The latest edition of Microsoft’s software, Windows 8, failed to pack shoppers into the stores during the recent holiday season. Some of the customers viewing the Microsoft product in stores said that they were intrigued by the eye-catching design of Windows 8, but not enough to purchase a new computer at that time. Plenty of consumers seem to be content to make do with their current PCs until the shaky economy has visibly stabilized. The system’s unfamiliar design also appeared to be making some consumers cautious.
Microsoft and other companies that depend heavily on the computer business reported weak PC sales during this past holiday season. Acer, the No. 4 PC maker in the world, said sales of the company’s Windows 8 PCs had been less than expected. Emmanuel Fromont, president of the Americas division of Acer, said, “There was not a huge spark in the market. It’s a slow start, there’s no question.”
Sales of Windows machines have decreased from a year ago, according to research firm NPD. From late October, when Windows 8 made its debut, through the first week in December, stores in the United States sold 13% fewer Windows devices than in the same period last year. Those figures do not include sales in Microsoft’s own stores
Now, the company’s PCs also have to compete with less expensive mobile devices bidding for a share of consumer’s wallets. Smartphones and tablets have become serious rivals in the technology market.
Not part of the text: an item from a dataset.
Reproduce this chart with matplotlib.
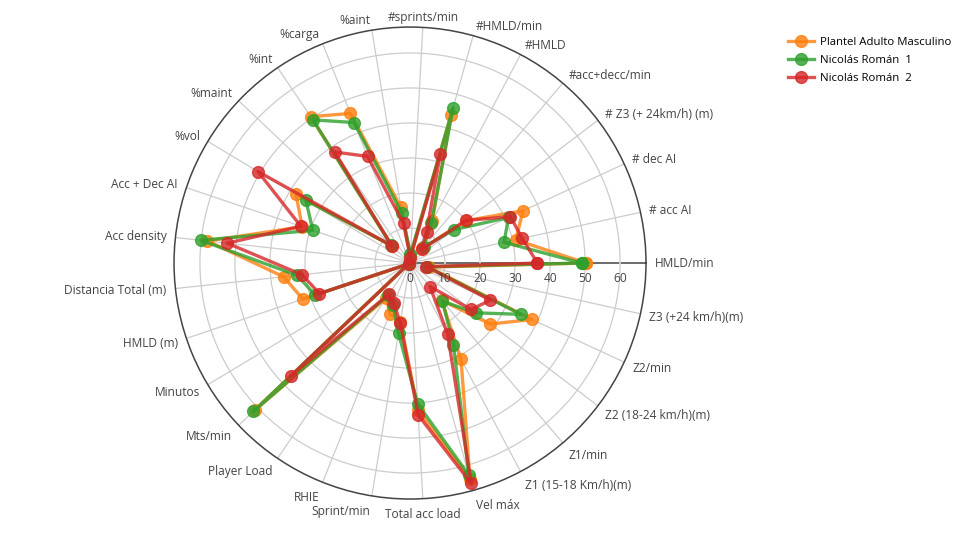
import numpy as np
import matplotlib
matplotlib.use("agg")
import matplotlib.pyplot as plt

plt.rcParams["font.family"] = ["Open Sans", "DejaVu Sans"]

categories = ["HMLD/min", "# acc AI", "# dec AI", "# Z3 (+ 24km/h) (m)", "#acc+decc/min",
              "#HMLD", "#HMLD/min", "#sprints/min", "%aint", "%carga", "%int", "%maint",
              "%vol", "Acc + Dec AI", "Acc density", "Distancia Total (m)", "HMLD (m)",
              "Minutos", "Mts/min", "Player Load", "RHIE", "Sprint/min", "Total acc load",
              "Vel máx", "Z1 (15-18 Km/h)(m)", "Z1/min", "Z2 (18-24 km/h)(m)", "Z2/min",
              "Z3 (+24 km/h)(m)"]

plantel = [50.2, 30.9, 35.6, 20.0, 5.5, 13.5, 44.0, 2.0, 16.2, 46.0, 50.5, 7.0, 38.0, 32.5,
           58.2, 36.3, 32.3, 0.5, 61.0, 12.0, 15.6, 17.0, 42.0, 64.0, 31.1, 14.0, 28.8, 38.4, 5.5]
nicolas1 = [49.0, 27.5, 31.0, 15.8, 6.0, 13.0, 46.0, 2.5, 14.5, 43.2, 49.4, 7.3, 34.7, 29.3,
            60.1, 32.4, 28.6, 0.5, 61.6, 11.0, 13.0, 20.3, 40.3, 62.9, 26.5, 14.3, 23.5, 34.9, 5.0]
nicolas2 = [36.4, 32.8, 31.6, 20.1, 5.1, 10.1, 32.3, 1.5, 11.5, 32.8, 38.3, 7.2, 50.7, 32.9,
            52.5, 31.0, 27.3, 0.5, 46.9, 10.7, 12.4, 17.3, 43.5, 65.3, 22.9, 8.8, 21.9, 25.3, 4.8]

series = [("Plantel Adulto Masculino", plantel, "#ff7f0e"),
          ("Nicolás Román  1", nicolas1, "#2ca02c"),
          ("Nicolás Román  2", nicolas2, "#d62728")]

rticks = [0, 10, 20, 30, 40, 50, 60]
rmax = 67.4

n = len(categories)
theta = np.arange(n) * 2 * np.pi / n

fig = plt.figure(figsize=(9.6, 5.4), dpi=100)
ax = fig.add_axes([0.18125, 0.0759, 0.4917, 0.874], projection="polar")

for name, vals, col in series:
    t = np.append(theta, theta[0])
    v = np.append(vals, vals[0])
    ax.plot(t, v, color=col, lw=2.4, alpha=0.8, marker="o", ms=8.5, label=name,
            solid_joinstyle="round")

ax.set_ylim(0, rmax)
ax.set_yticks(rticks[1:])
ax.set_yticklabels([])
ax.set_xticks(theta)
ax.set_xticklabels([])
ax.grid(True, color="#cccccc", lw=0.9)
gl = ax.xaxis.get_gridlines()
gl[0].set_color("#444444")
gl[0].set_linewidth(1.1)
ax.tick_params(axis="x", direction="out", length=5, color="#444444", width=1)
ax.spines["polar"].set_color("#444444")
ax.spines["polar"].set_linewidth(1.1)

for r in rticks:
    ax.annotate(str(r), xy=(0, r), xytext=(0, -15), textcoords="offset pixels",
                ha="center", va="center", fontsize=8.6, color="#444444")

for ang, lab in zip(theta, categories):
    c, s = np.cos(ang), np.sin(ang)
    if c > 0.1:
        ha = "left"
    elif c < -0.1:
        ha = "right"
    else:
        ha = "center"
    dy = 10 * s if s > 0 else 16 * s
    ax.annotate(lab, xy=(ang, rmax), xytext=(9 * c, dy), textcoords="offset pixels",
                ha=ha, va="center", fontsize=8.6, color="#444444", annotation_clip=False)

fig.legend(loc="upper left", bbox_to_anchor=(0.81, 0.95), frameon=False, fontsize=8.2,
           handlelength=2.3, handletextpad=0.5, labelspacing=0.6, markerscale=1.0)

fig.savefig("out.png", dpi=100)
Tablets running Microsoft’s new, touch-friendly Windows have failed to emerge from the shadow of competing products from Apple, Amazon, and other device makers.
Stephen Baker, an analyst at NPD, said, “I think everybody would have hoped for a better start. The thing is, this market is not the same market that Windows 7 or Vista or even XP launched into.” A. M. Sacconaghi, an analyst at Sanford C. Bernstein, said, “What you’re seeing is not a retirement of PCs, but a push-out in the replacement cycle. If people used to buy PCs every four years and are now buying them every five years, that could lower PC sales by 20% over time. That’s substantial.”